From 2008 to 2011, MindTouch DekiWiki was used as the engine. MindTouch migrated the MediaWiki content to the DekiWiki format, a restricted subset of HTML, augmented with macros (“DekiScript”). During this period, the site was rebranded as Mozilla Developer Network.

In 2011, Kuma was forked from Kitsune, the Django-based platform for support.mozilla.org. The wiki format was as close as possible to the DekiWiki format. A new service KumaScript was added to implement DekiScript-style macros. The macros, also known as templates, were stored as content in the database. The service had a GET API to render pages, and a POST API to render previews.

In 2013, content zones were added, which allowed a “zone” of pages to have a different style from the rest of the site. For example, the Firefox Zone of all the documents under /Mozilla/Firefox had a logo and a shared sub-navigation sidebar. Sub-navigation was similar to quick links, identified by <section id="Subnav">, but stored on the “zone root” (/Mozilla/Firefox) rather than generated by a macro. Zones were part of an effort to consolidate developer documentation on MDN.

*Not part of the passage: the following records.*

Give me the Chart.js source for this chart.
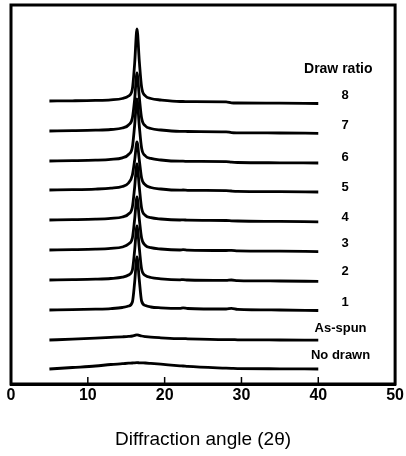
<!DOCTYPE html>
<html>
<head>
<meta charset="utf-8">
<script src="https://cdn.jsdelivr.net/npm/chart.js@4/dist/chart.umd.min.js"></script>
<style>
html,body{margin:0;padding:0;background:#fff;}
#wrap{width:406px;height:456px;}
</style>
</head>
<body>
<div id="wrap"><canvas id="c" width="406" height="456"></canvas></div>
<script>
// Diffraction angle (2θ) sample positions shared by all patterns
const angle = [5, 8, 11, 13, 14.5, 15.3, 15.8, 16.1, 16.4, 16.7, 17.0, 17.5, 18.2, 19.5, 22, 22.4, 23, 28, 28.7, 29.5, 35, 40];

// Relative intensities (above each pattern's own baseline)
const noDrawn = [0, 1.5, 3, 4.5, 5.3, 5.8, 6, 6.2, 6.3, 6.2, 6.1, 6, 5.6, 4.8, 3.2, 3, 2.6, 0.8, 0.6, 0.4, 0.2, 0];
const asSpun  = [0, 0.8, 1.8, 2.6, 3.2, 3.6, 4, 4.6, 5.2, 4.6, 4, 3.4, 2.8, 2.2, 1.4, 1.4, 1.2, 0.4, 0.4, 0.2, 0, -0.2];
const ratio1  = [0, 0.3, 0.8, 1.4, 2.5, 4, 8, 28, 53, 30, 9, 4.5, 3, 2.2, 1.6, 2.2, 1.5, 1, 1.6, 0.6, 0, -0.5];
const ratio2  = [0, 0.3, 0.8, 1.5, 2.8, 5, 10, 30, 54, 32, 11, 4.5, 2.5, 1.2, 0.2, 0.4, 0, -0.4, 0, -0.6, -1, -1.4];
const ratio3  = [0, 0.3, 0.8, 1.6, 3, 6, 12, 31, 53, 31, 12, 4.5, 2.3, 1, 0, 0.3, -0.1, -0.5, -0.4, -0.8, -1.2, -1.6];
const ratio4  = [0, 0.3, 0.8, 1.6, 3, 6, 13, 33, 56, 33, 12, 4.5, 2.3, 1, 0, 0.2, -0.2, -0.5, -0.8, -1, -1.4, -1.8];
const ratio5  = [0, 0.3, 0.9, 1.8, 3.5, 7, 15, 30, 48, 30, 12, 5, 2.5, 1, -0.2, 0, -0.3, -0.6, -1, -1.3, -1.6, -2];
const ratio6  = [0, 0.3, 0.8, 1.6, 3.2, 6.5, 14, 36, 62, 35, 13, 5, 2.6, 1, -0.2, -0.2, -0.4, -0.6, -1.2, -1.5, -1.8, -2];
const ratio7  = [0, 0.3, 0.8, 1.5, 3, 6, 13, 32, 58, 34, 13, 5, 2.5, 1, -0.3, -0.3, -0.5, -0.8, -1.6, -1.8, -2, -2.3];
const ratio8  = [0, 0.2, 0.6, 1.2, 2.5, 5, 12, 38, 72, 40, 14, 5, 2.5, 1, -0.5, -0.5, -0.6, -0.8, -1.8, -2, -2.2, -2.5];

const seriesNames = ['No drawn', 'As-spun', '1', '2', '3', '4', '5', '6', '7', '8'];
const seriesValues = [noDrawn, asSpun, ratio1, ratio2, ratio3, ratio4, ratio5, ratio6, ratio7, ratio8];
// vertical stacking offsets of each pattern (arbitrary intensity units)
const offsets = [15, 44, 74, 104, 134, 164, 194, 223, 253, 283];
// label height above each pattern's baseline
const labelRise = [14, 12, 8, 9, 7, 3, 3, 4, 6, 6];
const labelAngle = 43.5;
const legendTitle = 'Draw ratio';
const legendTitlePos = [42.6, 315];

const xTicks = [0, 10, 20, 30, 40, 50];
const xTitle = 'Diffraction angle (2\u03b8)';

const FONT = "'Liberation Sans', Arial, Helvetica, sans-serif";

const datasets = seriesValues.map((vals, i) => ({
  label: seriesNames[i],
  data: vals.map((v, j) => ({ x: angle[j], y: v + offsets[i] })),
  borderColor: '#000',
  borderWidth: 2.8,
  pointRadius: 0,
  fill: false,
  cubicInterpolationMode: 'monotone'
}));

const decor = {
  id: 'decor',
  afterDraw(chart) {
    const { ctx, chartArea: a, scales: { x, y } } = chart;
    ctx.save();
    ctx.strokeStyle = '#000';
    // frame
    ctx.lineWidth = 3;
    ctx.strokeRect(a.left, a.top, a.right - a.left, a.bottom - a.top);
    // inward ticks
    ctx.lineWidth = 1.5;
    xTicks.forEach(t => {
      if (t === x.min || t === x.max) return;
      const px = x.getPixelForValue(t);
      ctx.beginPath();
      ctx.moveTo(px, a.bottom);
      ctx.lineTo(px, a.bottom - 7);
      ctx.stroke();
    });
    // labels
    ctx.fillStyle = '#000';
    ctx.textAlign = 'center';
    ctx.textBaseline = 'middle';
    ctx.font = 'bold 13px ' + FONT;
    seriesNames.forEach((n, i) => {
      ctx.fillText(n, x.getPixelForValue(labelAngle - (n.length > 2 ? 0.6 : 0)), y.getPixelForValue(offsets[i] + labelRise[i]));
    });
    ctx.font = 'bold 14px ' + FONT;
    ctx.fillText(legendTitle, x.getPixelForValue(legendTitlePos[0]), y.getPixelForValue(legendTitlePos[1]));
    ctx.restore();
  }
};

new Chart(document.getElementById('c'), {
  type: 'line',
  data: { datasets },
  plugins: [decor],
  options: {
    responsive: false,
    animation: false,
    layout: { padding: { left: 11, right: 10, top: 5, bottom: 0 } },
    plugins: { legend: { display: false }, tooltip: { enabled: false } },
    scales: {
      x: {
        type: 'linear',
        min: 0, max: 50,
        afterBuildTicks: s => { s.ticks = xTicks.map(v => ({ value: v })); },
        afterFit: s => { s.height = 72; },
        grid: { display: false, drawTicks: false },
        border: { display: true, color: '#000', width: 3 },
        ticks: { color: '#000', padding: 2, font: { family: FONT, size: 16, weight: 'bold' }, maxRotation: 0 },
        title: { display: true, text: xTitle, color: '#000', padding: { top: 0, bottom: 5 }, font: { family: FONT, size: 19 } }
      },
      y: { display: false, min: 0, max: 379 }
    }
  }
});
</script>
</body>
</html>
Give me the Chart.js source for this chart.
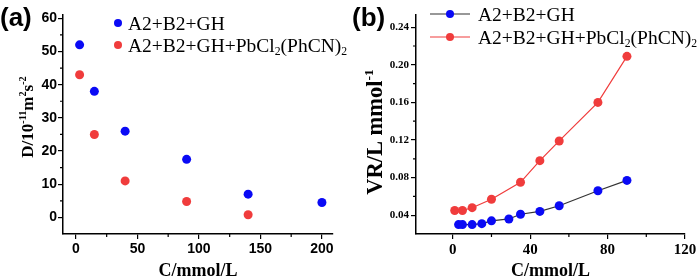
<!DOCTYPE html>
<html>
<head>
<meta charset="utf-8">
<script src="https://cdn.jsdelivr.net/npm/chart.js@4.4.1/dist/chart.umd.min.js"></script>
<style>
  body { margin: 0; background: #fff; width: 700px; height: 278px; overflow: hidden; position: relative; }
  .box { position: absolute; top: 0; width: 350px; height: 278px; }
</style>
</head>
<body>
<div class="box" style="left:0"><canvas id="chartA"></canvas></div>
<div class="box" style="left:350px"><canvas id="chartB"></canvas></div>
<script>
// panel (a): diffusion coefficient vs concentration
const concA1 = [3, 15, 40, 90, 140, 200];
const diffA1 = [52, 38, 26, 17.5, 7, 4.5];
const concA2 = [3, 15, 40, 90, 140];
const diffA2 = [43, 25, 11, 4.8, 0.8];
const xTicksA = [0, 50, 100, 150, 200];
const yTicksA = [0, 10, 20, 30, 40, 50, 60];
const xMinorA = [25, 75, 125, 175];
const yMinorA = [5, 15, 25, 35, 45, 55];

// panel (b): VR/L vs concentration
const concB1 = [3, 5, 10, 15, 20, 29, 35, 45, 55, 75, 90];
const vrB1 = [0.030, 0.030, 0.030, 0.031, 0.034, 0.036, 0.041, 0.044, 0.050, 0.066, 0.077];
const concB2 = [1, 5, 10, 20, 35, 45, 55, 75, 90];
const vrB2 = [0.045, 0.045, 0.048, 0.057, 0.075, 0.098, 0.119, 0.160, 0.209];
const xTicksB = [0, 40, 80, 120];
const yTicksB = [0.04, 0.08, 0.12, 0.16, 0.20, 0.24];
const xMinorB = [20, 60, 100];
const yMinorB = [0.06, 0.10, 0.14, 0.18, 0.22];

// text pieces: [text, 'sup' | 'sub' | undefined]
const label1 = [['A2+B2+GH']];
const label2 = [['A2+B2+GH+PbCl'], ['2', 'sub'], ['(PhCN)'], ['2', 'sub']];
const yTitleA = [['D/10'], ['-11', 'sup'], ['m'], ['2', 'sup'], ['s'], ['-2', 'sup']];
const yTitleB = [['VR/L mmol'], ['-1', 'sup']];
const xTitle = [['C/mmol/L']];

const BLUE = '#0a0af5';
const RED = '#f03c3c';
const SERIF = "'Liberation Serif', 'Times New Roman', serif";
const SANS = "'Liberation Sans', Arial, sans-serif";

function richWidth(ctx, parts, size, weight, family) {
  let w = 0;
  for (const [t, kind] of parts) {
    ctx.font = `${weight} ${kind ? size * 0.6 : size}px ${family}`;
    w += ctx.measureText(t).width;
  }
  return w;
}

function drawRich(ctx, parts, x, y, size, weight, family) {
  let cx = x;
  for (const [t, kind] of parts) {
    ctx.font = `${weight} ${kind ? size * 0.6 : size}px ${family}`;
    let dy = 0;
    if (kind === 'sup') dy = -size * 0.4;
    if (kind === 'sub') dy = size * 0.18;
    ctx.fillText(t, cx, y + dy);
    cx += ctx.measureText(t).width;
  }
}

const decor = {
  id: 'decor',
  afterDraw(chart, args, o) {
    const ctx = chart.ctx;
    const { x, y } = chart.scales;
    const area = chart.chartArea;
    ctx.save();
    ctx.fillStyle = '#000';
    ctx.strokeStyle = '#000';
    ctx.textBaseline = 'alphabetic';

    // minor ticks
    ctx.lineWidth = 1.2;
    ctx.beginPath();
    o.minorX.forEach(v => {
      const px = x.getPixelForValue(v);
      ctx.moveTo(px, area.bottom);
      ctx.lineTo(px, area.bottom + 3);
    });
    o.minorY.forEach(v => {
      const py = y.getPixelForValue(v);
      ctx.moveTo(area.left, py);
      ctx.lineTo(area.left - 3, py);
    });
    ctx.stroke();

    // panel letter
    ctx.font = `bold 26px ${SANS}`;
    ctx.fillText(o.panel, o.panelX, 26);

    // x title
    const xw = richWidth(ctx, xTitle, 18, 'bold', SERIF);
    drawRich(ctx, xTitle, (area.left + area.right) / 2 - xw / 2, 276, 18, 'bold', SERIF);

    // y title (rotated)
    ctx.save();
    ctx.translate(o.yTitleX, o.yTitleY);
    ctx.rotate(-Math.PI / 2);
    const yw = richWidth(ctx, o.yTitle, o.yTitleSize, 'bold', SERIF);
    drawRich(ctx, o.yTitle, -yw / 2, o.yTitleSize * 0.33, o.yTitleSize, 'bold', SERIF);
    ctx.restore();

    // legend
    o.legend.forEach((item, i) => {
      const ly = o.legendY[i];
      if (item.line) {
        ctx.strokeStyle = item.line;
        ctx.lineWidth = 1.2;
        ctx.beginPath();
        ctx.moveTo(o.legendDot - 20, ly);
        ctx.lineTo(o.legendDot + 20, ly);
        ctx.stroke();
      }
      ctx.fillStyle = item.color;
      ctx.beginPath();
      ctx.arc(o.legendDot, ly, 4, 0, Math.PI * 2);
      ctx.fill();
      ctx.fillStyle = '#000';
      drawRich(ctx, item.parts, o.legendText, ly + 6.5, 19.5, 'normal', SERIF);
    });
    ctx.restore();
  }
};

function axis(min, max, ticks, font, padding, fmt) {
  return {
    type: 'linear',
    min, max,
    afterBuildTicks: s => { s.ticks = ticks.map(v => ({ value: v })); },
    grid: { display: true, drawOnChartArea: false, drawTicks: true, tickLength: 5, color: '#000', lineWidth: 1.2 },
    border: { display: true, color: '#000', width: 1.5 },
    ticks: { color: '#000', font, padding, autoSkip: false, maxRotation: 0, callback: fmt }
  };
}

function makeChart(id, datasets, scales, padRight, decorOpts) {
  return new Chart(document.getElementById(id), {
    type: 'scatter',
    data: { datasets },
    options: {
      responsive: true,
      maintainAspectRatio: false,
      animation: false,
      layout: { padding: { top: 15, right: padRight, left: 0, bottom: 0 } },
      scales,
      plugins: { legend: { display: false }, tooltip: { enabled: false }, decor: decorOpts }
    },
    plugins: [decor]
  });
}

const pts = (xs, ys) => xs.map((v, i) => ({ x: v, y: ys[i] }));

const xA = axis(-10.5, 209, xTicksA, { family: SANS, size: 14, weight: 'bold' }, 2, v => v);
xA.afterFit = s => { s.height = 44; };
const yA = axis(-5, 61, yTicksA, { family: SANS, size: 14, weight: 'bold' }, 1, v => v);
yA.afterFit = s => { s.width = 63; };

makeChart('chartA', [
  { data: pts(concA1, diffA1), backgroundColor: BLUE, pointRadius: 4.5, pointBorderWidth: 0, showLine: false },
  { data: pts(concA2, diffA2), backgroundColor: RED, pointRadius: 4.5, pointBorderWidth: 0, showLine: false }
], { x: xA, y: yA }, 17, {
  panel: '(a)', panelX: 0,
  minorX: xMinorA, minorY: yMinorA,
  yTitle: yTitleA, yTitleX: 27, yTitleY: 117, yTitleSize: 17,
  legend: [{ color: BLUE, parts: label1 }, { color: RED, parts: label2 }],
  legendY: [23, 45], legendDot: 118, legendText: 128
});

const xB = axis(-19, 120, xTicksB, { family: SERIF, size: 15, weight: 'bold' }, 2, v => v);
xB.afterFit = s => { s.height = 44; };
const yB = axis(0.02, 0.253, yTicksB, { family: SERIF, size: 11, weight: 'bold' }, 2, v => v.toFixed(2));
yB.afterFit = s => { s.width = 66; };

makeChart('chartB', [
  { data: pts(concB1, vrB1), backgroundColor: BLUE, pointBackgroundColor: BLUE, pointRadius: 4.5,
    pointBorderWidth: 0, showLine: true, borderColor: '#333', borderWidth: 1.2, tension: 0 },
  { data: pts(concB2, vrB2), backgroundColor: RED, pointBackgroundColor: RED, pointRadius: 4.5,
    pointBorderWidth: 0, showLine: true, borderColor: RED, borderWidth: 1.2, tension: 0 }
], { x: xB, y: yB }, 15, {
  panel: '(b)', panelX: 2,
  minorX: xMinorB, minorY: yMinorB,
  yTitle: yTitleB, yTitleX: 25, yTitleY: 132, yTitleSize: 22.5,
  legend: [{ color: BLUE, line: '#333', parts: label1 }, { color: RED, line: RED, parts: label2 }],
  legendY: [14, 37], legendDot: 100, legendText: 128
});
</script>
</body>
</html>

In 2016, the macros were exported from the Kuma database into the macros folder in the KumaScript repository. The historical changes were exported to mdn/archived_kumascript. This made rendering faster, and allowed code reviews and automated tests of macros, at the cost of requiring review and a production push to deploy macro changes.

In 2018, the content zones feature was removed. This was part of an effort to focus MDN Web Docs on common web platform technologies, and away from Mozilla-specific documentation. The sub-navigation feature was dropped.

In 2019, the KumaScript engine and macros were modernized to use current features of JavaScript, such as async / await, rather than libraries common in 2011. The API was also unified, so that both previews and standard renders required a POST.